** Your task **
Return each line containing "this".

** Records to use **
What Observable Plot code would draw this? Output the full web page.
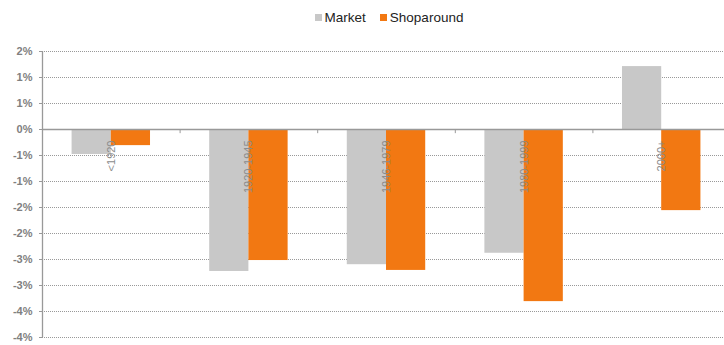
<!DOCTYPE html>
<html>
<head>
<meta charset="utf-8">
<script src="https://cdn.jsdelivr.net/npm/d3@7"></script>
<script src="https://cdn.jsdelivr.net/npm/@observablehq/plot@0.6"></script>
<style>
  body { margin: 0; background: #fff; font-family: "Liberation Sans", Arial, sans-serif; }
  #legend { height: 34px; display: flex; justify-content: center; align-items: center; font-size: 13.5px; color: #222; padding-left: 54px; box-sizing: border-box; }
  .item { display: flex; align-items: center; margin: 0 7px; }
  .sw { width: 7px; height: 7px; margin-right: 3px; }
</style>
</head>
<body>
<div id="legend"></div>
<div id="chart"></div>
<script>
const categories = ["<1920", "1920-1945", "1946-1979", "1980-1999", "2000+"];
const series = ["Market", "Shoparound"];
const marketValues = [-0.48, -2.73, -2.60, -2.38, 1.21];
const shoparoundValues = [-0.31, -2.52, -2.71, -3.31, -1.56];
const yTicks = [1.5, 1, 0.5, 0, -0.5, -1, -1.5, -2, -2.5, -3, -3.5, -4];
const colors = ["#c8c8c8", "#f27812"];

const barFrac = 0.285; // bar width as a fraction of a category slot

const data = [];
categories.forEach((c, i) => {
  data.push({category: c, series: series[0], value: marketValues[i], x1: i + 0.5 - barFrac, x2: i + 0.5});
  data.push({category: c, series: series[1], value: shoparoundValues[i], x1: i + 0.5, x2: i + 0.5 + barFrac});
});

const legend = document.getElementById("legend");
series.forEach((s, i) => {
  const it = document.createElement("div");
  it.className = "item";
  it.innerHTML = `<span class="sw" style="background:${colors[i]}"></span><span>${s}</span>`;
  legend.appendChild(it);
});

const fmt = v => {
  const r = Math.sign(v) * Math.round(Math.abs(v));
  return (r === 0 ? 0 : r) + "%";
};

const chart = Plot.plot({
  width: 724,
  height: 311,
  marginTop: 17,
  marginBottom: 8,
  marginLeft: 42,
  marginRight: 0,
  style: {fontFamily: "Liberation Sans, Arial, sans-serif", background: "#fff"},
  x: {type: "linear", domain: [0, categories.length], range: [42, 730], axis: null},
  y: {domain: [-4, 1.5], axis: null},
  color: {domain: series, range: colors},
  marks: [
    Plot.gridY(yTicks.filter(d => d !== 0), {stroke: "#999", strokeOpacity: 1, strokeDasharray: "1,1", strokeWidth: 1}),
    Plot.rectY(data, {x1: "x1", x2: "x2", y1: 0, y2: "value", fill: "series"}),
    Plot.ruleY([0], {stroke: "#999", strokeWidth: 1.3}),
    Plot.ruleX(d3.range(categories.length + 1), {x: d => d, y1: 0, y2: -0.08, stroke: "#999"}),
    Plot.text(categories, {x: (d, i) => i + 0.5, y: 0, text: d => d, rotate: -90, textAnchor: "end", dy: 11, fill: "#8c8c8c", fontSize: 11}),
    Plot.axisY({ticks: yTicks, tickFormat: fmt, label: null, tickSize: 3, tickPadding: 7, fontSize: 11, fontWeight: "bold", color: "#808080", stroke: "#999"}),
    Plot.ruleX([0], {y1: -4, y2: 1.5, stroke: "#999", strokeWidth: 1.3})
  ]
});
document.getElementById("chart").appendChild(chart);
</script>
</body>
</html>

--

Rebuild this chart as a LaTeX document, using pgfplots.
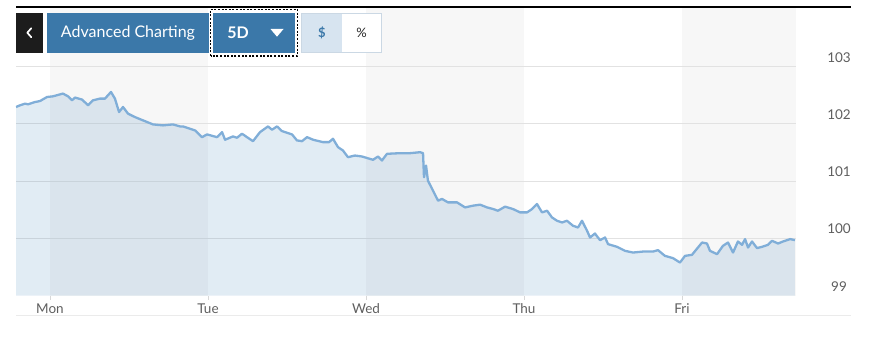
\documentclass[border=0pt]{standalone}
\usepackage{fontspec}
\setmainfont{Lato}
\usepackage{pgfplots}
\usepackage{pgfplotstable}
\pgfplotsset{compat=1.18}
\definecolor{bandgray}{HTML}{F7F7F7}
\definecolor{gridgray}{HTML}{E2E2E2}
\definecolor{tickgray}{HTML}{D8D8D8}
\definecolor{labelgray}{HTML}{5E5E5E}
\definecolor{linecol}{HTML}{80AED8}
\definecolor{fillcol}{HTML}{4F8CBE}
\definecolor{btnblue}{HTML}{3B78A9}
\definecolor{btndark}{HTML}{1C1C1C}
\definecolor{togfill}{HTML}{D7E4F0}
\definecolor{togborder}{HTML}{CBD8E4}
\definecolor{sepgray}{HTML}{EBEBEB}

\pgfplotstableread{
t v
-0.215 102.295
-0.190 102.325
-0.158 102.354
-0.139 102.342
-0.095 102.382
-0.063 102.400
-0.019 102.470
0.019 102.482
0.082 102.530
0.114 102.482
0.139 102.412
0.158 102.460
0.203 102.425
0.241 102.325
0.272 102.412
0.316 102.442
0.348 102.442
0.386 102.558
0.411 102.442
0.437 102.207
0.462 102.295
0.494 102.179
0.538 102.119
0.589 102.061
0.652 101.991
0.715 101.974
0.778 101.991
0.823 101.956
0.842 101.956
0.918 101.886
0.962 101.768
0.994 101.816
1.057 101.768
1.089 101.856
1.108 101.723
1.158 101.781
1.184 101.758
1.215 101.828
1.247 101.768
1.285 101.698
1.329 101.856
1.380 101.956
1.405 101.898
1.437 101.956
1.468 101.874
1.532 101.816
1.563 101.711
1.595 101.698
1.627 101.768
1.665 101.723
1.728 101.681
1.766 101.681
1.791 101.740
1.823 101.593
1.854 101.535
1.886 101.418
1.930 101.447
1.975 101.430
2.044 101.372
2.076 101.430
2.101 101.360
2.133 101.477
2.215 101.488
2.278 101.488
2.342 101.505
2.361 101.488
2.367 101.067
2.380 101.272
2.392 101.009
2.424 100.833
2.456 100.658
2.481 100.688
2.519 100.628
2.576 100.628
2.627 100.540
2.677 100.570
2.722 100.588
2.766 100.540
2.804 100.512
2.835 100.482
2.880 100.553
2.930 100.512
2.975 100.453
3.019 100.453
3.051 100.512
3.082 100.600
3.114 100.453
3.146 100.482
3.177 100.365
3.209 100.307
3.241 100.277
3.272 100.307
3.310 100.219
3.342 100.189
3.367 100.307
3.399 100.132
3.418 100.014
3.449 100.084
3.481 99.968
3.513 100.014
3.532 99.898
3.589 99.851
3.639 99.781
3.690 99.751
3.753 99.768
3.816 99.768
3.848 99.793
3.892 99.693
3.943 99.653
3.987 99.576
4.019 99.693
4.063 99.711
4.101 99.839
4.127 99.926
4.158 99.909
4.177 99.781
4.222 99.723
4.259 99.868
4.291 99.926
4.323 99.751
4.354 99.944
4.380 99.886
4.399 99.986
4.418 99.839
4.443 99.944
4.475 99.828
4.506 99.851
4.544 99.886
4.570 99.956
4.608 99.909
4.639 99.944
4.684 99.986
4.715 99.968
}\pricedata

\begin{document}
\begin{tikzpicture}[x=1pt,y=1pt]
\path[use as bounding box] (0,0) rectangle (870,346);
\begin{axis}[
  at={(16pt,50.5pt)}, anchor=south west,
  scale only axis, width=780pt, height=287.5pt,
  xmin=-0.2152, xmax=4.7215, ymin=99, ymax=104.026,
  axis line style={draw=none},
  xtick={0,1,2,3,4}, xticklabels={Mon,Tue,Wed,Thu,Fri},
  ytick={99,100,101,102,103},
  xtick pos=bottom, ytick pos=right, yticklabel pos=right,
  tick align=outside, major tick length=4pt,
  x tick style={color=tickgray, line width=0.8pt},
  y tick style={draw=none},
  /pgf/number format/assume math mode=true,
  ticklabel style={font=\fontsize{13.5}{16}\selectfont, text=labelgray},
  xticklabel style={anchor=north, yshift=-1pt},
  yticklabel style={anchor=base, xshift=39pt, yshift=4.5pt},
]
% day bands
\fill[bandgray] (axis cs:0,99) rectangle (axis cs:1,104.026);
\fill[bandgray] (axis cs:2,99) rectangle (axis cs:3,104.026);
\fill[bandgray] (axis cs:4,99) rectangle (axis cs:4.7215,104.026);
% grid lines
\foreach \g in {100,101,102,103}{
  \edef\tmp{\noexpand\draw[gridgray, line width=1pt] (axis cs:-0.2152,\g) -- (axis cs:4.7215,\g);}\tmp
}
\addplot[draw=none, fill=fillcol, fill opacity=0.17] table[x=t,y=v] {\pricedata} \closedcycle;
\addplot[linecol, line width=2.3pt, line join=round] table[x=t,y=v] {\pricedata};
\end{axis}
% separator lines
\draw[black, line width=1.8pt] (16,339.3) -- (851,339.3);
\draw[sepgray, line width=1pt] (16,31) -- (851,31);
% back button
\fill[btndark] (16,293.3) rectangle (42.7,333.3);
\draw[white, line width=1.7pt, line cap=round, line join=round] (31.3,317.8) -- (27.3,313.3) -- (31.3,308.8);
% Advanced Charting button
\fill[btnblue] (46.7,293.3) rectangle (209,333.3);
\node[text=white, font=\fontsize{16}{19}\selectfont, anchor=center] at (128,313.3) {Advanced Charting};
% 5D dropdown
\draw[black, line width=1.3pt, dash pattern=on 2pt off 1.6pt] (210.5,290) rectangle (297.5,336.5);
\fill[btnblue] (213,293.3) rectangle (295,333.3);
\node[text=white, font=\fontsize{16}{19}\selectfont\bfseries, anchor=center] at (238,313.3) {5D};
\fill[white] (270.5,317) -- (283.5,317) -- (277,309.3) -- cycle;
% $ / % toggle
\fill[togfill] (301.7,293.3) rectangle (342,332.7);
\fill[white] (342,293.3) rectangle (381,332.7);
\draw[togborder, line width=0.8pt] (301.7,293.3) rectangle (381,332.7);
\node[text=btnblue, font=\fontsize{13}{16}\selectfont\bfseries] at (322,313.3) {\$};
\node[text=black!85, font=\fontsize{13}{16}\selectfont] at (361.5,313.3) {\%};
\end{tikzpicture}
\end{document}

==

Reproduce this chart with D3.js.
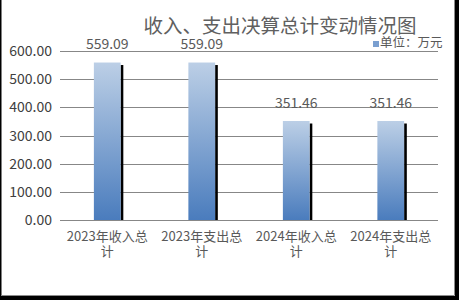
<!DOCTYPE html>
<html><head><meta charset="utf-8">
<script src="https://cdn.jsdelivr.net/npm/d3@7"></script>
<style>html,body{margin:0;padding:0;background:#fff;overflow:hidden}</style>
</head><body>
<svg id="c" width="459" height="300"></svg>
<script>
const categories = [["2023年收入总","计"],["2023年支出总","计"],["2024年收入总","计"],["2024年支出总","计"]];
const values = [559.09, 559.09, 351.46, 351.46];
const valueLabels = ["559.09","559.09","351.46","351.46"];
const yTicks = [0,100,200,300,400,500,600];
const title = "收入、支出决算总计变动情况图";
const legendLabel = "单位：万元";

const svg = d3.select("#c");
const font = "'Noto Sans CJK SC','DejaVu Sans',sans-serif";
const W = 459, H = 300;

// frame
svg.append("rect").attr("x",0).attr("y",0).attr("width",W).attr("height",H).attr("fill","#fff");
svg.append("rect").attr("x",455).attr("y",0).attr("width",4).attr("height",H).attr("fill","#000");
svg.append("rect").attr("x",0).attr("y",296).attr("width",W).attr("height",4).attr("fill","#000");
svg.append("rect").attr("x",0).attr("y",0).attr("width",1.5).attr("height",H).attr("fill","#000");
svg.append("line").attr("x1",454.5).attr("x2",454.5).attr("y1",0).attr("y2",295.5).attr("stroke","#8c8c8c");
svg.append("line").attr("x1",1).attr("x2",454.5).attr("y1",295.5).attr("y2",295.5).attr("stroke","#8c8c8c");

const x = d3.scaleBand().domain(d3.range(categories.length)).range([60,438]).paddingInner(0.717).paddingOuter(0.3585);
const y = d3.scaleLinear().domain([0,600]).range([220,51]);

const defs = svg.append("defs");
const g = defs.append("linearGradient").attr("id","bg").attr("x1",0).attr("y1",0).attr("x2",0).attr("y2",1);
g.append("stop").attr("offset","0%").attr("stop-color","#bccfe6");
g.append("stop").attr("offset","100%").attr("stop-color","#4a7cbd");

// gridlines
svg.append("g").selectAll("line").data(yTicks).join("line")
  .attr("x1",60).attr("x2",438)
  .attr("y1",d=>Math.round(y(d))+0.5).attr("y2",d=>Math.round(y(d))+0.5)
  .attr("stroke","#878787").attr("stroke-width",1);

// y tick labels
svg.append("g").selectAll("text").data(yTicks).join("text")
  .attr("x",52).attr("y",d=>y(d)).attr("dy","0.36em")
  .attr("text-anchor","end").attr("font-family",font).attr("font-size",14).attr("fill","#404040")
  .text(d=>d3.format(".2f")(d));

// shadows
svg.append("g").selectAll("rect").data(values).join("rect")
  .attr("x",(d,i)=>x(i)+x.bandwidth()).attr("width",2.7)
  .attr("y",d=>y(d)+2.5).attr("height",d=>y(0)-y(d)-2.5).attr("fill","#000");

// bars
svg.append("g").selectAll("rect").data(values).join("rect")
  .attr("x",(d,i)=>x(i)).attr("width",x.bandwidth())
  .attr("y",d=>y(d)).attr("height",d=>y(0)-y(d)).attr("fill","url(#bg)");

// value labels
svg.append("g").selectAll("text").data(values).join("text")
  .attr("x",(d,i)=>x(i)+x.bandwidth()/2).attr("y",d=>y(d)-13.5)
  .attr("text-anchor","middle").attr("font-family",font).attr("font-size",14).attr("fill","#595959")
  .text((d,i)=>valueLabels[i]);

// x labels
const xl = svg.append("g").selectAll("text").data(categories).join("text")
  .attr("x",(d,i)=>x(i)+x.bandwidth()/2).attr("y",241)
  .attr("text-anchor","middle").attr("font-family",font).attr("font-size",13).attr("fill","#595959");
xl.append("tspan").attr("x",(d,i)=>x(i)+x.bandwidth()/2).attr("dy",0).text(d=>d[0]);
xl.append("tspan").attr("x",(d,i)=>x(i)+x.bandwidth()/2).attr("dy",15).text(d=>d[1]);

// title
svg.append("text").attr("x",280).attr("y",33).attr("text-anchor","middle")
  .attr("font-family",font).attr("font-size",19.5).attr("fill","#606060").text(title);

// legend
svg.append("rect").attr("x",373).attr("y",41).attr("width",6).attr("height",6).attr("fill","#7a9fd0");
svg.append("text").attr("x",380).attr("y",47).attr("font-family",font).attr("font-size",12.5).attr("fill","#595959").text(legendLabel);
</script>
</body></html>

** Response **
What Observable Plot code would draw this? Output the full web page.
Rebuild this chart as a LaTeX document, using pgfplots.
Reproduce this chart with D3.js.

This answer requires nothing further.